A Blend of Markov-Chain and Drift Analysis

Abstract

In their seminal article [Theo. Comp. Sci. 276(2002):51–82] Droste, Jansen, and Wegener present the first theoretical analysis of the expected runtime of a basic direct-search heuristic with a global search operator, namely the (1+1) Evolutionary Algorithm (EA), for the class of linear functions over the search space {0,1}ⁿ. In a rather long and involved proof they show that, for any linear function, the expected runtime of the EA is O(nlogn), i.e., that there are two constants c and n′ such that, for n ≥ n′, the expected number of iterations until a global optimum is generated is bound above by c·nlogn. However, neither c nor n′ are specified – they would be pretty large.
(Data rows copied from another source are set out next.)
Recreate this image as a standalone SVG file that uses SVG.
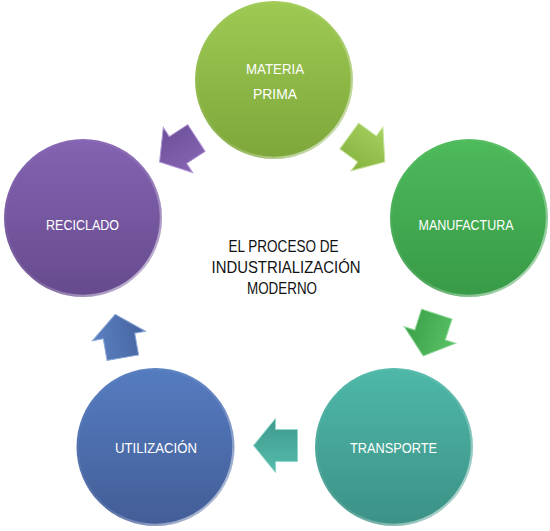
<svg xmlns="http://www.w3.org/2000/svg" width="550" height="531" viewBox="0 0 550 531">
<style>
.lbl{font-family:"Liberation Sans",Arial,sans-serif;font-size:15px;fill:#ffffff;text-anchor:middle}
.ttl{font-family:"Liberation Sans",Arial,sans-serif;font-size:17px;fill:#111111;text-anchor:middle}
.rim{fill:none;stroke:url(#rim);stroke-width:2.5}
.arr{stroke-width:1;stroke-linejoin:miter}
</style>
<defs>
<linearGradient id="gMat" x1="0" y1="0" x2="0" y2="1"><stop offset="0" stop-color="#9ECA53"/><stop offset="1" stop-color="#7DA73A"/></linearGradient>
<linearGradient id="gMan" x1="0" y1="0" x2="0" y2="1"><stop offset="0" stop-color="#4DBA5B"/><stop offset="1" stop-color="#389A47"/></linearGradient>
<linearGradient id="gTra" x1="0" y1="0" x2="0" y2="1"><stop offset="0" stop-color="#4EB8A8"/><stop offset="1" stop-color="#3C9186"/></linearGradient>
<linearGradient id="gUti" x1="0" y1="0" x2="0" y2="1"><stop offset="0" stop-color="#557CC0"/><stop offset="1" stop-color="#435D97"/></linearGradient>
<linearGradient id="gRec" x1="0" y1="0" x2="0" y2="1"><stop offset="0" stop-color="#8463B2"/><stop offset="1" stop-color="#664A8D"/></linearGradient>
<linearGradient id="rim" x1="0" y1="0" x2="1" y2="1"><stop offset="0" stop-color="#ffffff" stop-opacity="0"/><stop offset="0.55" stop-color="#ffffff" stop-opacity="0.1"/><stop offset="1" stop-color="#ffffff" stop-opacity="0.75"/></linearGradient>
<linearGradient id="aMat" x1="0" y1="0" x2="0" y2="1"><stop offset="0" stop-color="#A6D15E"/><stop offset="1" stop-color="#85B13E"/></linearGradient>
<linearGradient id="aMan" x1="0" y1="0" x2="0" y2="1"><stop offset="0" stop-color="#5AC266"/><stop offset="1" stop-color="#3BA048"/></linearGradient>
<linearGradient id="aTra" x1="0" y1="0" x2="0" y2="1"><stop offset="0" stop-color="#55BCAC"/><stop offset="1" stop-color="#3E998C"/></linearGradient>
<linearGradient id="aUti" x1="0" y1="0" x2="0" y2="1"><stop offset="0" stop-color="#5B80C2"/><stop offset="1" stop-color="#45649F"/></linearGradient>
<linearGradient id="aRec" x1="0" y1="0" x2="0" y2="1"><stop offset="0" stop-color="#8766B5"/><stop offset="1" stop-color="#6C4E98"/></linearGradient>
<polygon id="arrow" points="-22,-16 0,-16 0,-27 22,0 0,27 0,16 -22,16"/>
</defs>
<rect width="550" height="531" fill="#ffffff"/>

<g id="connectors">
<use href="#arrow" class="arr" fill="url(#aMat)" stroke="#C5E29A" transform="translate(367,149) rotate(36)"/>
<use href="#arrow" class="arr" fill="url(#aMan)" stroke="#8FD89A" transform="translate(430,335) rotate(108)"/>
<use href="#arrow" class="arr" fill="url(#aTra)" stroke="#8FD6CB" transform="translate(275.5,445.5) rotate(180)"/>
<use href="#arrow" class="arr" fill="url(#aUti)" stroke="#8FAAD8" transform="translate(119,336) rotate(260)"/>
<use href="#arrow" class="arr" fill="url(#aRec)" stroke="#B39AD6" transform="translate(178,150) rotate(147)"/>
</g>

<g id="materia-prima">
<circle cx="274" cy="80" r="79" fill="url(#gMat)"/>
<circle cx="274" cy="80" r="78" class="rim"/>
<text class="lbl" x="275" y="73.5" textLength="58" lengthAdjust="spacingAndGlyphs">MATERIA</text>
<text class="lbl" x="275" y="98.5" textLength="44" lengthAdjust="spacingAndGlyphs">PRIMA</text>
</g>

<g id="manufactura">
<circle cx="469" cy="218" r="79" fill="url(#gMan)"/>
<circle cx="469" cy="218" r="78" class="rim"/>
<text class="lbl" x="466" y="230" textLength="95" lengthAdjust="spacingAndGlyphs">MANUFACTURA</text>
</g>

<g id="transporte">
<circle cx="394" cy="447" r="79" fill="url(#gTra)"/>
<circle cx="394" cy="447" r="78" class="rim"/>
<text class="lbl" x="393.5" y="452.5" textLength="87" lengthAdjust="spacingAndGlyphs">TRANSPORTE</text>
</g>

<g id="utilizacion">
<circle cx="155.5" cy="447" r="79" fill="url(#gUti)"/>
<circle cx="155.5" cy="447" r="78" class="rim"/>
<text class="lbl" x="156" y="452.5" textLength="82" lengthAdjust="spacingAndGlyphs">UTILIZACIÓN</text>
</g>

<g id="reciclado">
<circle cx="83" cy="218" r="79" fill="url(#gRec)"/>
<circle cx="83" cy="218" r="78" class="rim"/>
<text class="lbl" x="82.5" y="230" textLength="73" lengthAdjust="spacingAndGlyphs">RECICLADO</text>
</g>

<g id="title">
<text class="ttl" x="283.5" y="251.5" textLength="110" lengthAdjust="spacingAndGlyphs">EL PROCESO DE</text>
<text class="ttl" x="286" y="272.5" textLength="149" lengthAdjust="spacingAndGlyphs">INDUSTRIALIZACIÓN</text>
<text class="ttl" x="282" y="294" textLength="70" lengthAdjust="spacingAndGlyphs">MODERNO</text>
</g>
</svg>
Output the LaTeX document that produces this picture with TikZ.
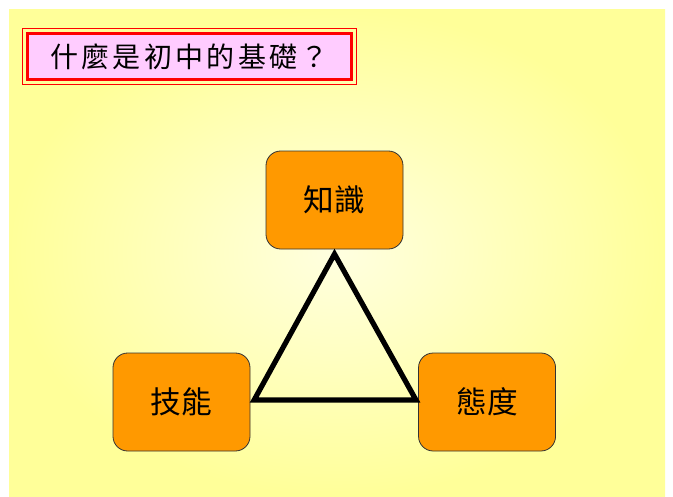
\documentclass[tikz,border=0pt]{standalone}
\usepackage{fontspec}
\newfontfamily\cjk{Noto Sans CJK TC}
\newfontfamily\cjktitle[LetterSpace=12]{Noto Sans CJK TC}
\usepackage{tikz}
\definecolor{paleyellow}{HTML}{FFFF99}
\definecolor{lightyellow}{HTML}{FFFFE0}
\definecolor{boxorange}{HTML}{FF9900}
\definecolor{titlepink}{HTML}{FFCCFF}
\tikzstyle{topic} = [rectangle,rounded corners=11pt,minimum width=102.75pt,minimum height=73.5pt,text centered,draw=black!80,line width=0.6pt,fill=boxorange,font=\cjk\fontsize{23}{26}\selectfont]
\tikzstyle{heading} = [rectangle,minimum width=243pt,minimum height=34.5pt,inner sep=0pt,draw=red,line width=2.25pt,fill=titlepink,font=\cjktitle\fontsize{21}{24}\selectfont]
\tikzstyle{tri} = [line width=3.9pt,black,line join=miter]

\begin{document}
\begin{tikzpicture}[x=0.75pt,y=-0.75pt,node distance=151.5pt]
\useasboundingbox (0,0) rectangle (673,496);
\fill[white] (0,0) rectangle (673,496);
\shade[inner color=lightyellow,outer color=paleyellow] (9,9) rectangle (665,496);

\node(title) [heading] at (189.5,56.5) {什麼是初中的基礎？};
\draw[red,line width=0.75pt] ([shift={(-2.6pt,2.6pt)}]title.north west) rectangle ([shift={(2.6pt,-2.6pt)}]title.south east);

\node(know) [topic] at (334.5,200) {知識};
\node(skill) [topic, below of=know, xshift=-114.75pt] {技能};
\node(attitude) [topic, below of=know, xshift=114.4pt] {態度};

\draw [tri] ([yshift=-3.5pt]know.south) -- ([xshift=2.8pt,yshift=1.5pt]skill.east) -- ([xshift=-1.6pt,yshift=1.5pt]attitude.west) -- cycle;

\end{tikzpicture}
\end{document}
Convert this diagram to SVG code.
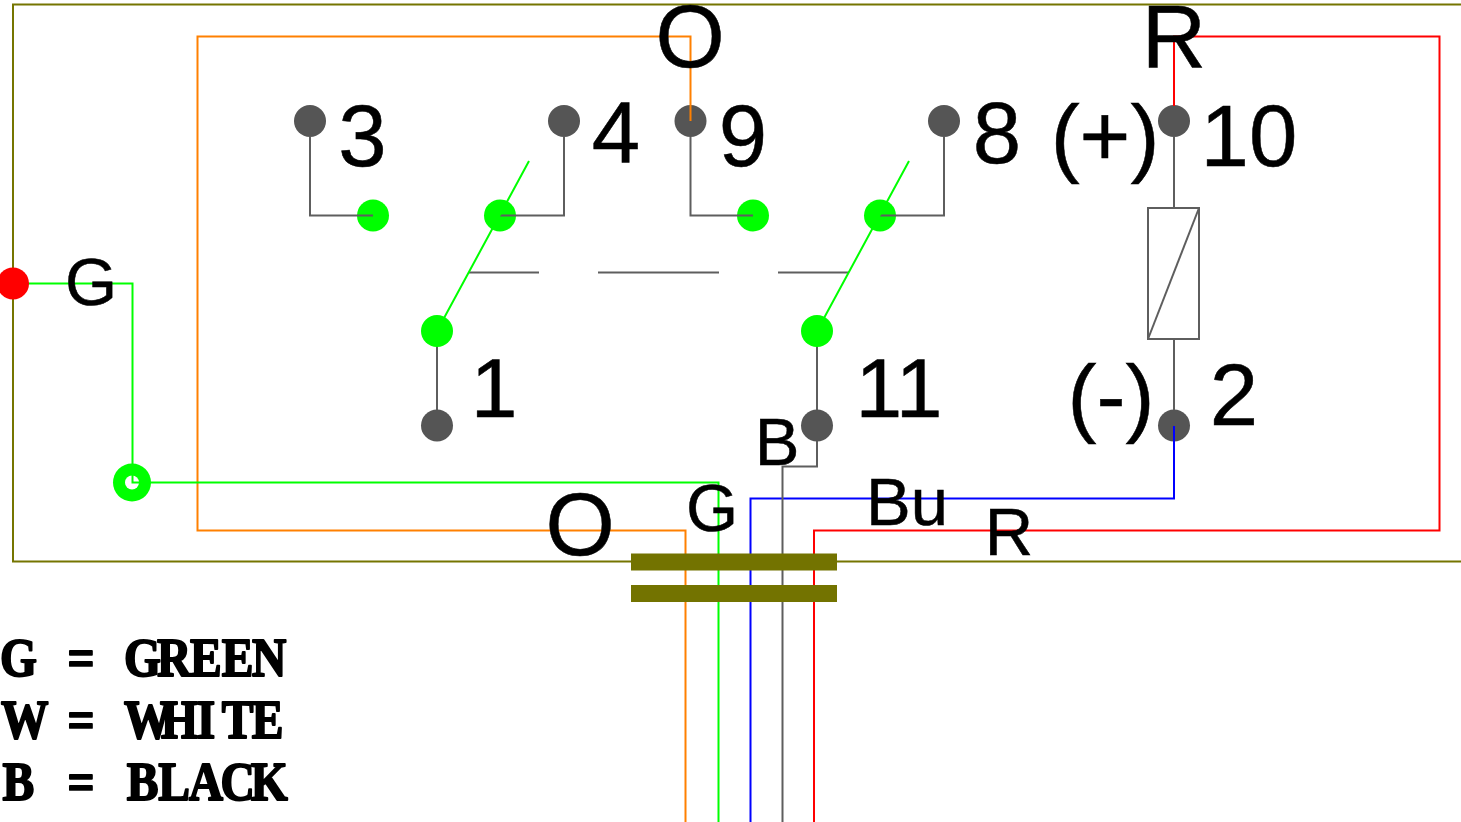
<svg xmlns="http://www.w3.org/2000/svg" width="1461" height="822" viewBox="0 0 1461 822">
<style>
.w{fill:none;stroke-width:2}
.gn{stroke:#00ff00}.gy{stroke:#5e5e5e}.or{stroke:#ff8000}.re{stroke:#ff0000}.bl{stroke:#0000ff}
.t{font-family:"Liberation Sans",Arial,sans-serif;fill:#000;stroke:#000;stroke-width:.5px}
.xl{font-size:89px}.l{font-size:87px}.l2{font-size:84px}.m{font-size:67px}
.c{text-anchor:middle}
.m2{font-family:"Liberation Serif",serif;font-weight:bold;font-size:54px;fill:#000;stroke:#000;stroke-width:2px;stroke-linejoin:round;text-anchor:middle}
.dg{fill:#555555}.dn{fill:#00ff00}
</style>
<rect width="1461" height="822" fill="#ffffff"/>
<g id="node-3"><circle class="dg" cx="310" cy="121" r="16"/><circle class="dn" cx="373" cy="215.500" r="16"/><text class="t l c" x="362.500" y="165.500">3</text></g>
<g id="node-4"><circle class="dg" cx="564" cy="121" r="16"/><circle class="dn" cx="500" cy="215.500" r="16"/><text class="t l c" x="616" y="162.500">4</text></g>
<g id="node-9"><circle class="dg" cx="690.500" cy="121" r="16"/><circle class="dn" cx="753" cy="215.500" r="16"/><text class="t l c" x="743" y="165.500">9</text></g>
<g id="node-8"><circle class="dg" cx="944" cy="121" r="16"/><circle class="dn" cx="880" cy="215.500" r="16"/><text class="t l c" x="997" y="162.500">8</text></g>
<g id="node-10"><circle class="dg" cx="1174" cy="121" r="16"/><text class="t l c" x="1249" y="165.500">10</text><text class="t l c" x="1105" y="165.500">(+)</text></g>
<g id="node-2"><circle class="dg" cx="1174" cy="425.500" r="16"/><text class="t l c" x="1234" y="425">2</text><text class="t l c" x="1111" y="426">(-)</text></g>
<g id="connectors">
<path class="w" stroke="#757500" d="M1461 4.500H13V561.500H1461"/>
<path class="w or" d="M690.500 121V36.500H197.500V530.500H685.500V822"/>
<path class="w re" d="M1174 106V36.500H1439.500V530.500H814V822"/>
<path class="w bl" d="M1174 426V498.500H750.500V822"/>
<path class="w gy" d="M817 426V466.500H782.500V822"/>
<path class="w gn" d="M14 283.500H132.500V482.500H718.500V822"/>
<path class="w gy" d="M310 137V215.500H373M564 137V215.500H500M690.500 137V215.500H753M944 137V215.500H880M437 331V425M817 331V426M1174 137V208M1174 339V410"/>
<path class="w gy" d="M469 272.500H539M598 272.500H719M778 272.500H849"/>
<path class="w gn" d="M437 331L529 161M817 331L909 161"/>
<rect class="w gy" x="1148" y="208" width="51" height="131"/>
<path class="w gy" d="M1148 339L1199 208"/>
</g>
<g id="bars" fill="#737300">
<rect x="631" y="553.500" width="206" height="17"/>
<rect x="631" y="585" width="206" height="17"/>
</g>
<g id="node-red"><circle cx="13" cy="283.500" r="16" fill="#ff0000"/></g>
<g id="node-junction"><circle cx="132" cy="482.500" r="19" fill="#00ff00"/><circle cx="132" cy="482.500" r="7" fill="#ffffff"/><path class="w gn" d="M132.500 474V482.500H141"/></g>
<g id="node-1"><circle class="dn" cx="437" cy="331" r="16"/><circle class="dg" cx="437" cy="425.500" r="16"/><text class="t l2 c" x="494" y="417">1</text></g>
<g id="node-11"><circle class="dn" cx="817" cy="331" r="16"/><circle class="dg" cx="817" cy="425.500" r="16"/><text class="t l2 c" x="899" y="417">11</text></g>
<g id="labels">
<text class="t xl c" x="690" y="67">O</text>
<text class="t xl c" x="1174" y="67">R</text>
<text class="t xl c" x="580" y="555">O</text>
<text class="t m c" x="91" y="305">G</text>
<text class="t m c" x="712" y="531">G</text>
<text class="t m c" x="777" y="465">B</text>
<text class="t m c" x="907" y="525">Bu</text>
<text class="t m c" x="1009" y="555">R</text>
<text class="m2" transform="scale(.88 1)" x="21 56 92 126 162 198 234 270 306" y="676">G = GREEN</text>
<text class="m2" transform="scale(.88 1)" x="28 56 92 126 168 204 234 270 304" y="738">W = WHITE</text>
<text class="m2" transform="scale(.88 1)" x="21 56 92 126 162 198 234 270 306" y="800">B = BLACK</text>
</g>
</svg>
Here we reconsider this optimization scenario to demonstrate the potential of an analytical method that makes use not only of the drift (w.r.t. a potential function, here the number of bits set correctly), but also of the distribution of the evolving candidate solution over the search space {0,1}ⁿ: An invariance property of this distribution is proved, which is then used to derive a significantly better lower bound on the drift. Finally, this better estimate of the drift results in an upper bound on the expected number of iterations of 3.8 nlog₂ n + 7.6log₂ n for n ≥ 2.